Does your property have adequate cover to protect winter whitetails? If not, consider some timber management to increase the overall cover density.
Does your property have adequate cover to protect winter whitetails? If not, consider some timber management to increase the overall cover density.

Winter protection may not always look like the textbook pictures of a deep, oak draw. I’ve seen property managers push fallen timber together to create giant walls for whitetails to bed behind. Growing up in South Dakota, I was witness to many properties that looked as bleak as the Mojave Desert. I saw deer using the rolling hills as weather barriers. Narrow, human-planted windbreaks also concentrated deer when a blizzard pummeled my home area.

If you don’t have either of those features present, you can always plant crops to block the wind and provide a defensive wall against the elements. Tall, hardy crops like sorghum, Egyptian wheat (also a member of the sorghum family) and even ornamental reed grass used for landscaping can break the wind. Corn will serve as a windbreak in larger plantings as can shorter crops such as milo. Both serve as nutrition in addition to their wind-blocking nature.

One of my favorite sights is a standing cornfield in the middle of winter. Deer flock to it from miles away for shelter and food. Unfortunately, the lackadaisical farmer will rarely have much to harvest when the snow melts.

Leave Me Alone

Lastly, if the table’s set in an igloo-like setting, you need to leave the diners alone. Trending today in whitetail management is setting a portion of a property off limits to any activity, including hunting. That’s great in the months running up to the season and during your hunt, but don’t break the off-limits barrier after the whitetail season closes.

Whitetails, when it comes to survival, have a serious hunker mode. In some extreme northern areas, whitetails may bed up to 70 percent of more of the day. Think of it as artificial hibernation. By not moving, deer conserve energy by not burning fat. Anytime a whitetail, particularly a buck, is up and moving, it burns calories that it cannot replace. In many winter locales, food intake can decrease by as much as 25 percent. All of these factors scream “leave me alone.”  Every time you bump deer, it jeopardizes their survival as they flee, sometimes through belly-deep snow. Stress could eventually kill the deer and some may simply pack their bags and move to the neighbor’s land.

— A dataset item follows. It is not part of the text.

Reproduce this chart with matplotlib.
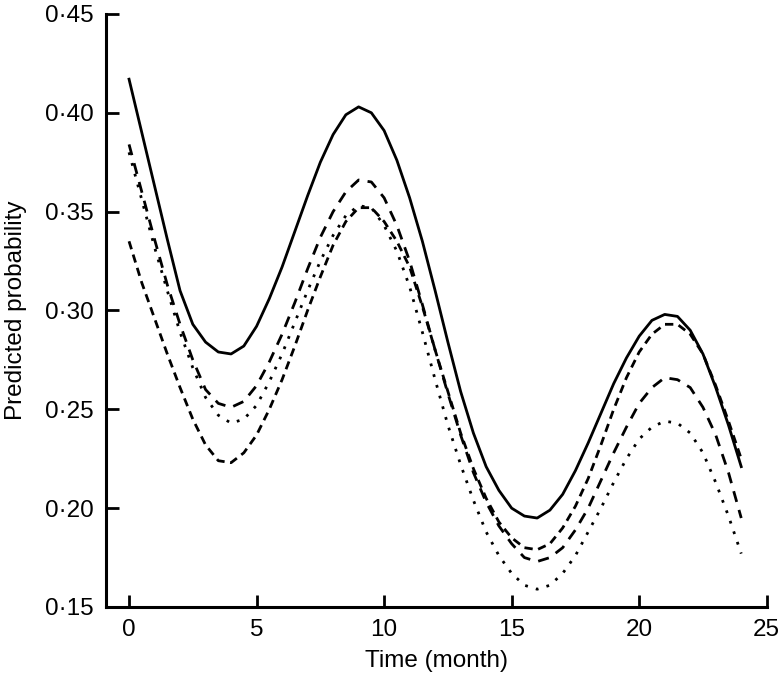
import matplotlib
matplotlib.use('Agg')
import matplotlib.pyplot as plt
from matplotlib.ticker import FuncFormatter

# Time in months (half-month steps)
months = [i * 0.5 for i in range(49)]

# Predicted probability for the four curves
solid = [0.417, 0.390, 0.363, 0.336, 0.310, 0.293, 0.284, 0.279, 0.278, 0.282,
         0.292, 0.306, 0.322, 0.340, 0.358, 0.375, 0.389, 0.399, 0.403, 0.400,
         0.391, 0.376, 0.357, 0.335, 0.310, 0.284, 0.259, 0.238, 0.221, 0.209,
         0.200, 0.196, 0.195, 0.199, 0.207, 0.219, 0.233, 0.248, 0.263, 0.276,
         0.287, 0.295, 0.298, 0.297, 0.290, 0.278, 0.261, 0.242, 0.221]
dashed = [0.384, 0.360, 0.336, 0.313, 0.293, 0.275, 0.260, 0.253, 0.251, 0.254,
          0.262, 0.274, 0.288, 0.304, 0.321, 0.337, 0.350, 0.360, 0.366, 0.365,
          0.357, 0.343, 0.325, 0.303, 0.280, 0.258, 0.237, 0.218, 0.203, 0.191,
          0.182, 0.175, 0.173, 0.175, 0.180, 0.189, 0.200, 0.214, 0.228, 0.241,
          0.253, 0.261, 0.266, 0.265, 0.261, 0.251, 0.237, 0.218, 0.195]
dotted = [0.380, 0.356, 0.332, 0.310, 0.289, 0.271, 0.256, 0.247, 0.243, 0.245,
          0.252, 0.264, 0.278, 0.294, 0.310, 0.325, 0.338, 0.348, 0.353, 0.352,
          0.343, 0.330, 0.312, 0.289, 0.265, 0.242, 0.222, 0.204, 0.188, 0.176,
          0.167, 0.161, 0.159, 0.161, 0.167, 0.176, 0.188, 0.200, 0.213, 0.225,
          0.235, 0.241, 0.244, 0.243, 0.238, 0.228, 0.213, 0.196, 0.177]
longdash = [0.335, 0.314, 0.296, 0.278, 0.261, 0.245, 0.232, 0.224, 0.223, 0.228,
            0.237, 0.250, 0.265, 0.282, 0.300, 0.317, 0.333, 0.345, 0.352, 0.352,
            0.345, 0.335, 0.322, 0.302, 0.280, 0.259, 0.238, 0.220, 0.205, 0.193,
            0.185, 0.180, 0.179, 0.182, 0.190, 0.201, 0.215, 0.232, 0.250, 0.266,
            0.279, 0.288, 0.293, 0.293, 0.288, 0.278, 0.262, 0.244, 0.225]

xticks = [0, 5, 10, 15, 20, 25]
yticks = [0.15, 0.20, 0.25, 0.30, 0.35, 0.40, 0.45]

plt.rcParams['font.family'] = ['Liberation Sans', 'DejaVu Sans']

fig = plt.figure(figsize=(7.8, 6.77), dpi=100)
ax = fig.add_axes([0.136, 0.1034, 0.847, 0.876])

lw = 2
ax.plot(months, solid, color='black', lw=lw, linestyle='-')
ax.plot(months, dashed, color='black', lw=lw, linestyle=(0, (4, 3)))
ax.plot(months, dotted, color='black', lw=lw, linestyle=(0, (1, 3)))
ax.plot(months, longdash, color='black', lw=lw, linestyle=(0, (3, 2)))

ax.set_xlim(-0.9, 25)
ax.set_ylim(0.15, 0.45)
ax.set_xticks(xticks)
ax.set_yticks(yticks)
ax.yaxis.set_major_formatter(FuncFormatter(lambda v, pos: '{:.2f}'.format(v).replace('.', '\u00b7')))

for s in ['top', 'right']:
    ax.spines[s].set_visible(False)
for s in ['left', 'bottom']:
    ax.spines[s].set_linewidth(2.2)

ax.tick_params(direction='in', length=9, width=2, labelsize=17.5, pad=9)

ax.set_xlabel('Time (month)', fontsize=17.5, labelpad=6)
ax.set_ylabel('Predicted probability', fontsize=17.5, labelpad=13)

fig.savefig('out.png', dpi=100)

These off-limit areas should be large enough to provide enough isolation that whitetails don’t feel human pressure. Although this category could be tied to shelter, sometimes the two don’t always mix. Think of areas that are removed from roads, building sites and don’t have attractions where you might be tempted to visit. Even so, they should have the shelter comfort of wind protection to certainly double as a no-trespassing deer retreat. 

Some states have hunting seasons after the Christmas lights come down. These can be ideal opportunities to enjoy winter, trim doe numbers and even introduce young hunters to the sport. Nevertheless, the temptation to hunt deer patterns close to food or shelter could stress deer.

Shed antler hunting is fun, but during tough winters, it’s best for your whitetail herd to stay out of deer yarding areas.
Shed antler hunting is fun, but during tough winters, it’s best for your whitetail herd to stay out of deer yarding areas.

In addition to hunting activity, limit all human activity including wood cutting, hiking and the ever-addictive activity of shed antler hunting. If you maintain a trapping program for predator control, work the perimeters instead of barging into the interior haven. For the public land hunter, you need to simply follow ethical behavior. Stay away from habitat deer use as winter escape and suggest to others that they do the same.

You may not be able to bring the Bahamas to deer on your hunting property, but with a bit of help you can make the sting of winter a bit less biting.